9th April (onwards!): Boracol’ing Seatern
The exposed wood on Seatern – Toe rail, rubbing strake, cockpit grating, cockpit seats, etc – is teak which I’ve left in it’s “natural” state. In the past I’ve experienced the joys of maintaining varnished wood on boats and I wanted to avoid that with Seatern. Also I didn’t want to use teak oil or similar treatments designed to keep the golden colour of new teak because untreated teak is less slippery. Indeed, the reason for covering the side benches in the cockpit with teak “planking” was because they were slippery on a winter’s morning with frost and ice on the decks. I suppose I should have used synthetic teak but at the time (now 6 or 7 years ago) I wasn’t keen on how that looked; I think there is better stuff available now.

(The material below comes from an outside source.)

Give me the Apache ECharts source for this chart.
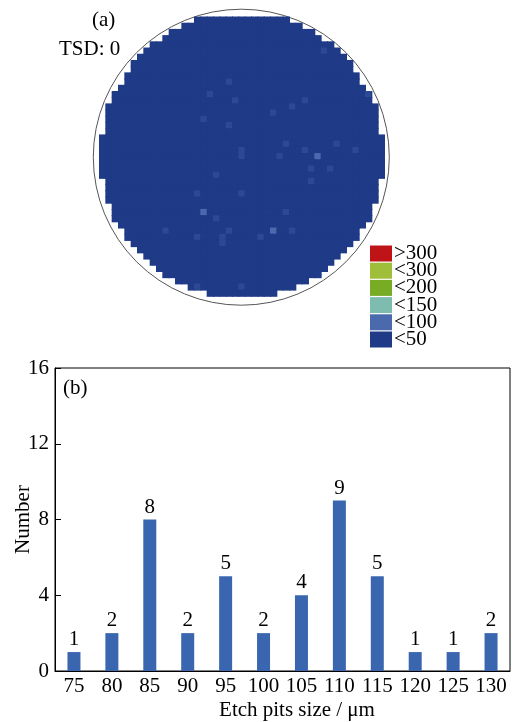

Unfortunately untreated teak does get disfigured by surface mould and algal growth and since starting in spring 2016 I have made use of Boracol, a biocide solution, to clean up the wood. Not that often, it has to be said, but after this last wet winter the wood was looking decidedly green! The process is simple enough. Gently wash down the teak with soapy water trying not to raise the grain by rubbing too hard; rinse off and allow to dry until just damp, then paint the Boracol onto the wood twice over so it soaks in. The problem is that it then needs to be left for three to seven days before being washed off again using soapy water and rain during the first 2 or 3 days risks washing the Boracol off too soon. I knew that the teak needed treatment last autumn but from September onwards there really were no dry spells for doing it.

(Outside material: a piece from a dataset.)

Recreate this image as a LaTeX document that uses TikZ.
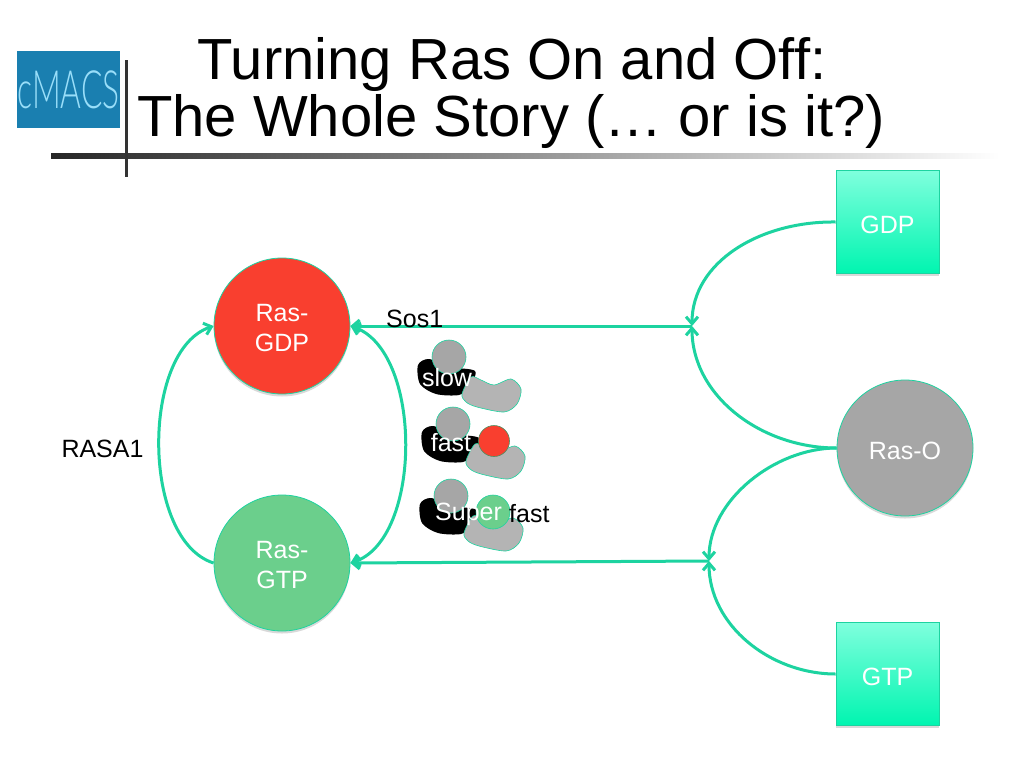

Anyway since the virus has had us all in “lock down” it’s been sunny and dry, and finally I decided I couldn’t put the job off any longer! I started on Thursday (9th April) with the cockpit grating which was last treated in April 2018. I got the grating made by Howells in Poole while Seatern was being built having created a template for the cockpit floor using some measurements during a visit to Swallow Yachts. I wanted to make sure that the grating would not move around whilst one was sailing and I’m quite proud of just how well it fits. The down side is that to remove the grating I have to remove not just large items such as the outboard and the binocular box, but even small things like the locker catch.
The other problem is where to stand whilst removing it. I used the edges of the outboard well which worked well while removing the grating. However when replacing it I tried to insert the starboard side first, which does not work since the bilge pump cover is in the way on the port side. In struggling with it my foot slipped into the outboard well and I ended up with a shoe full of Itchen water!